If Little, Brown were being one hundred percent honest with us, the last sentence would probably read:
It was the only such address he ever made, he’s dead now, which means this is a collector’s item, so Canadians fork over seventeen of your Canadian dollars.

It may seem like I’m bitching (because I am) but really the price of the book (and the implicit exploitation of true tragedy) is its solitary defect.

I graduated from college in 2005 and wish that I would have heard this speech at my commencement. (Instead I had to listen to John McCain surreptitiously lay out his political platform.) This is Water is essentially a simple, humorous, effective argument against solipsism.
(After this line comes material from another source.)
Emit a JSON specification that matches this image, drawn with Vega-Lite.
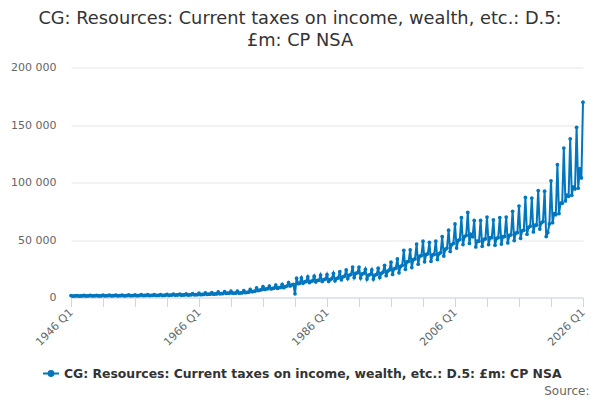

When my best friend graduated from the University of Chicago a couple of years ago, her commencement speaker more or less told them that their degrees made them better than everyone else, that their education had prepared them for life. The best part about this teeny, tiny book is that it’s saying the exact opposite. It’s a scary thought, but it’s true. We have no way of knowing how this life thing will play out and I don’t know if this is a horrible thought but the fact that David Foster Wallace committed suicide may mark this commencement speech as one of the few that wasn’t complete BS.

This is a book that you should read and then pass on to a friend not only because it’s great but because no one will ever have to pay $14.99 or $16.99 (Canadian) for it again.